### WRITTEN INSTRUCTION
Omit all images. Write out the rest of the material exactly.

### INFORMATION SHOWN
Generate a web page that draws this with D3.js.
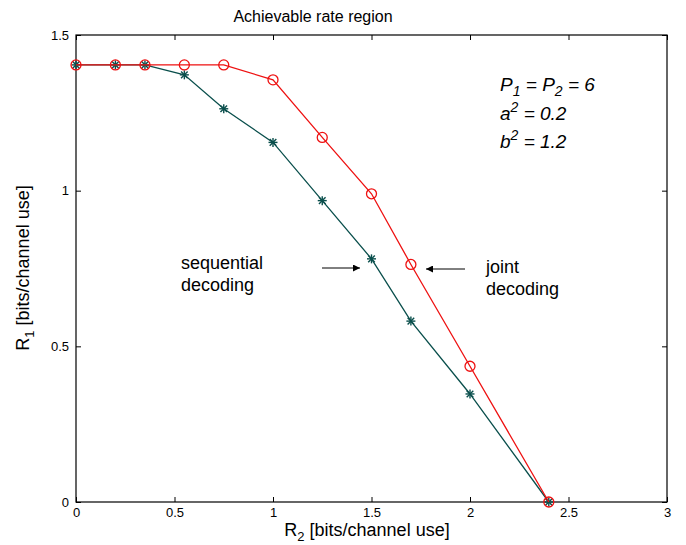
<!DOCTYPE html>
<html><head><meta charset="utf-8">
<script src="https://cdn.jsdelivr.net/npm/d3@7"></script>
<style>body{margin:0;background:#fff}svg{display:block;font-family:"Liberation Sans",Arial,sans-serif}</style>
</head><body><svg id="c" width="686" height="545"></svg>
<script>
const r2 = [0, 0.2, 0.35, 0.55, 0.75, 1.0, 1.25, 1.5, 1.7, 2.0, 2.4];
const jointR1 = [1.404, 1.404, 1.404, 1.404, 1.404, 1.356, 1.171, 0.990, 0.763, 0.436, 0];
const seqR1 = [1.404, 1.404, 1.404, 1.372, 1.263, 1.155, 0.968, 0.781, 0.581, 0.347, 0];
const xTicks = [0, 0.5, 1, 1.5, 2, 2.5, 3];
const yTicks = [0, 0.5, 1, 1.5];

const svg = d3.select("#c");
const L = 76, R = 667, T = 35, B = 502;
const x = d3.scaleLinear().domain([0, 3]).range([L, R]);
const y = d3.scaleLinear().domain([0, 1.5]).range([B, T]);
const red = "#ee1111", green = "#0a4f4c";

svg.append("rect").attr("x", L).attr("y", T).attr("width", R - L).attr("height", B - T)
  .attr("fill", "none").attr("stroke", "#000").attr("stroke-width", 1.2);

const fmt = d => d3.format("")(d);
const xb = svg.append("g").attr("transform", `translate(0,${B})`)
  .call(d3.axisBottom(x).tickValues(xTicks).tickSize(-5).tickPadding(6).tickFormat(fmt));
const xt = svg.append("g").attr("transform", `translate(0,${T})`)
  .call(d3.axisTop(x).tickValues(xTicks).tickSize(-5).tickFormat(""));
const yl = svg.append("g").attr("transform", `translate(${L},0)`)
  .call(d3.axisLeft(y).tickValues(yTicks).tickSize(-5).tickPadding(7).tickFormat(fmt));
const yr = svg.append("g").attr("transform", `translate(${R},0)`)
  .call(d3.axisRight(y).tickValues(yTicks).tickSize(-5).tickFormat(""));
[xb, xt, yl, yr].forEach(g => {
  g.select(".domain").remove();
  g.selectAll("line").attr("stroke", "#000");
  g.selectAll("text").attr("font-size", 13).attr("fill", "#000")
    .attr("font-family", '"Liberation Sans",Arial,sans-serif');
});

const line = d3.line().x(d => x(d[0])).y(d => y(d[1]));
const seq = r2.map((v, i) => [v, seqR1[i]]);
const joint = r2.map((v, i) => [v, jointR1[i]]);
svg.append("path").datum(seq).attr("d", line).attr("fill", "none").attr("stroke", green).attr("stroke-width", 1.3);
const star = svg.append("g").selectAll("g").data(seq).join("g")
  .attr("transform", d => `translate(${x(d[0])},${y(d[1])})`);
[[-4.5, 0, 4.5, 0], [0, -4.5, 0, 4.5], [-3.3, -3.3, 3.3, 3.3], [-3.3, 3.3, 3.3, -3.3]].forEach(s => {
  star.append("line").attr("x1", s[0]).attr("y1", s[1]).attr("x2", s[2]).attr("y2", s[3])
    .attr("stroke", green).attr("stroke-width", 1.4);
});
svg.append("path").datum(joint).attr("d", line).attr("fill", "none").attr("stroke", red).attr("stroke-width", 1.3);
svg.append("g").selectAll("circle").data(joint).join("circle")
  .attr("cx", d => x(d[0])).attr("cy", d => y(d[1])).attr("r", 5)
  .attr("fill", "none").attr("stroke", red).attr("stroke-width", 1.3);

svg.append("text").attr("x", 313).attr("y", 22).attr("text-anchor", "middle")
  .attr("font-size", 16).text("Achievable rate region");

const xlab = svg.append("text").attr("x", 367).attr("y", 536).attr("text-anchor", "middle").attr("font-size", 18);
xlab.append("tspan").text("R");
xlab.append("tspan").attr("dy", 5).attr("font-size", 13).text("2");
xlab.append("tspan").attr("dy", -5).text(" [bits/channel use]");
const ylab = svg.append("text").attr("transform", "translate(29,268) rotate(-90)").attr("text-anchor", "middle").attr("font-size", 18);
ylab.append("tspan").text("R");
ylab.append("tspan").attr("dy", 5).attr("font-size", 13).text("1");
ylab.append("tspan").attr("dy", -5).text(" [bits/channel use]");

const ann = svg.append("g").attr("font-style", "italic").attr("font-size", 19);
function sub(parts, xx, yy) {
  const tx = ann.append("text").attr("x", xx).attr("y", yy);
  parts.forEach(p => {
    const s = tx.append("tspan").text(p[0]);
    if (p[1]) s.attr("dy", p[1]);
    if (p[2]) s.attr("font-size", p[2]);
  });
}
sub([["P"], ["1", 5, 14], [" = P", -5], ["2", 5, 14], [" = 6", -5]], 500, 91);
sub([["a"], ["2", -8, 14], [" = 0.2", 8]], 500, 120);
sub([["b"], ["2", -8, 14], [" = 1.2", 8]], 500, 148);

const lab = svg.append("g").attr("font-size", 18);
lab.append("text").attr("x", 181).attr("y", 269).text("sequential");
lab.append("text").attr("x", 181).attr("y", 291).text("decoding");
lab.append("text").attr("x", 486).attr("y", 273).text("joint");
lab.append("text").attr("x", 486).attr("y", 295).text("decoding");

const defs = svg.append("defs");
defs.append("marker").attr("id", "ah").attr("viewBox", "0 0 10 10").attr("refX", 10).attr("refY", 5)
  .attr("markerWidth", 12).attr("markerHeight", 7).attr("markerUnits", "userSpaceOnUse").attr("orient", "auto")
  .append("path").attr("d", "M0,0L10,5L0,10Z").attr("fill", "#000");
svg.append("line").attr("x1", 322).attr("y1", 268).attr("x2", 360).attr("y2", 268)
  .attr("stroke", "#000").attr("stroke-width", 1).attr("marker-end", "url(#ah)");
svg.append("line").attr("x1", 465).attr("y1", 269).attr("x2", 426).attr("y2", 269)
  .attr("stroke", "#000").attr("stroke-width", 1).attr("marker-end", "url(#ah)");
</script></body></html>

### FULL OUTPUT
Generate a web page that draws this with D3.js.
<!DOCTYPE html>
<html><head><meta charset="utf-8">
<script src="https://cdn.jsdelivr.net/npm/d3@7"></script>
<style>body{margin:0;background:#fff}svg{display:block;font-family:"Liberation Sans",Arial,sans-serif}</style>
</head><body><svg id="c" width="686" height="545"></svg>
<script>
const r2 = [0, 0.2, 0.35, 0.55, 0.75, 1.0, 1.25, 1.5, 1.7, 2.0, 2.4];
const jointR1 = [1.404, 1.404, 1.404, 1.404, 1.404, 1.356, 1.171, 0.990, 0.763, 0.436, 0];
const seqR1 = [1.404, 1.404, 1.404, 1.372, 1.263, 1.155, 0.968, 0.781, 0.581, 0.347, 0];
const xTicks = [0, 0.5, 1, 1.5, 2, 2.5, 3];
const yTicks = [0, 0.5, 1, 1.5];

const svg = d3.select("#c");
const L = 76, R = 667, T = 35, B = 502;
const x = d3.scaleLinear().domain([0, 3]).range([L, R]);
const y = d3.scaleLinear().domain([0, 1.5]).range([B, T]);
const red = "#ee1111", green = "#0a4f4c";

svg.append("rect").attr("x", L).attr("y", T).attr("width", R - L).attr("height", B - T)
  .attr("fill", "none").attr("stroke", "#000").attr("stroke-width", 1.2);

const fmt = d => d3.format("")(d);
const xb = svg.append("g").attr("transform", `translate(0,${B})`)
  .call(d3.axisBottom(x).tickValues(xTicks).tickSize(-5).tickPadding(6).tickFormat(fmt));
const xt = svg.append("g").attr("transform", `translate(0,${T})`)
  .call(d3.axisTop(x).tickValues(xTicks).tickSize(-5).tickFormat(""));
const yl = svg.append("g").attr("transform", `translate(${L},0)`)
  .call(d3.axisLeft(y).tickValues(yTicks).tickSize(-5).tickPadding(7).tickFormat(fmt));
const yr = svg.append("g").attr("transform", `translate(${R},0)`)
  .call(d3.axisRight(y).tickValues(yTicks).tickSize(-5).tickFormat(""));
[xb, xt, yl, yr].forEach(g => {
  g.select(".domain").remove();
  g.selectAll("line").attr("stroke", "#000");
  g.selectAll("text").attr("font-size", 13).attr("fill", "#000")
    .attr("font-family", '"Liberation Sans",Arial,sans-serif');
});

const line = d3.line().x(d => x(d[0])).y(d => y(d[1]));
const seq = r2.map((v, i) => [v, seqR1[i]]);
const joint = r2.map((v, i) => [v, jointR1[i]]);
svg.append("path").datum(seq).attr("d", line).attr("fill", "none").attr("stroke", green).attr("stroke-width", 1.3);
const star = svg.append("g").selectAll("g").data(seq).join("g")
  .attr("transform", d => `translate(${x(d[0])},${y(d[1])})`);
[[-4.5, 0, 4.5, 0], [0, -4.5, 0, 4.5], [-3.3, -3.3, 3.3, 3.3], [-3.3, 3.3, 3.3, -3.3]].forEach(s => {
  star.append("line").attr("x1", s[0]).attr("y1", s[1]).attr("x2", s[2]).attr("y2", s[3])
    .attr("stroke", green).attr("stroke-width", 1.4);
});
svg.append("path").datum(joint).attr("d", line).attr("fill", "none").attr("stroke", red).attr("stroke-width", 1.3);
svg.append("g").selectAll("circle").data(joint).join("circle")
  .attr("cx", d => x(d[0])).attr("cy", d => y(d[1])).attr("r", 5)
  .attr("fill", "none").attr("stroke", red).attr("stroke-width", 1.3);

svg.append("text").attr("x", 313).attr("y", 22).attr("text-anchor", "middle")
  .attr("font-size", 16).text("Achievable rate region");

const xlab = svg.append("text").attr("x", 367).attr("y", 536).attr("text-anchor", "middle").attr("font-size", 18);
xlab.append("tspan").text("R");
xlab.append("tspan").attr("dy", 5).attr("font-size", 13).text("2");
xlab.append("tspan").attr("dy", -5).text(" [bits/channel use]");
const ylab = svg.append("text").attr("transform", "translate(29,268) rotate(-90)").attr("text-anchor", "middle").attr("font-size", 18);
ylab.append("tspan").text("R");
ylab.append("tspan").attr("dy", 5).attr("font-size", 13).text("1");
ylab.append("tspan").attr("dy", -5).text(" [bits/channel use]");

const ann = svg.append("g").attr("font-style", "italic").attr("font-size", 19);
function sub(parts, xx, yy) {
  const tx = ann.append("text").attr("x", xx).attr("y", yy);
  parts.forEach(p => {
    const s = tx.append("tspan").text(p[0]);
    if (p[1]) s.attr("dy", p[1]);
    if (p[2]) s.attr("font-size", p[2]);
  });
}
sub([["P"], ["1", 5, 14], [" = P", -5], ["2", 5, 14], [" = 6", -5]], 500, 91);
sub([["a"], ["2", -8, 14], [" = 0.2", 8]], 500, 120);
sub([["b"], ["2", -8, 14], [" = 1.2", 8]], 500, 148);

const lab = svg.append("g").attr("font-size", 18);
lab.append("text").attr("x", 181).attr("y", 269).text("sequential");
lab.append("text").attr("x", 181).attr("y", 291).text("decoding");
lab.append("text").attr("x", 486).attr("y", 273).text("joint");
lab.append("text").attr("x", 486).attr("y", 295).text("decoding");

const defs = svg.append("defs");
defs.append("marker").attr("id", "ah").attr("viewBox", "0 0 10 10").attr("refX", 10).attr("refY", 5)
  .attr("markerWidth", 12).attr("markerHeight", 7).attr("markerUnits", "userSpaceOnUse").attr("orient", "auto")
  .append("path").attr("d", "M0,0L10,5L0,10Z").attr("fill", "#000");
svg.append("line").attr("x1", 322).attr("y1", 268).attr("x2", 360).attr("y2", 268)
  .attr("stroke", "#000").attr("stroke-width", 1).attr("marker-end", "url(#ah)");
svg.append("line").attr("x1", 465).attr("y1", 269).attr("x2", 426).attr("y2", 269)
  .attr("stroke", "#000").attr("stroke-width", 1).attr("marker-end", "url(#ah)");
</script></body></html>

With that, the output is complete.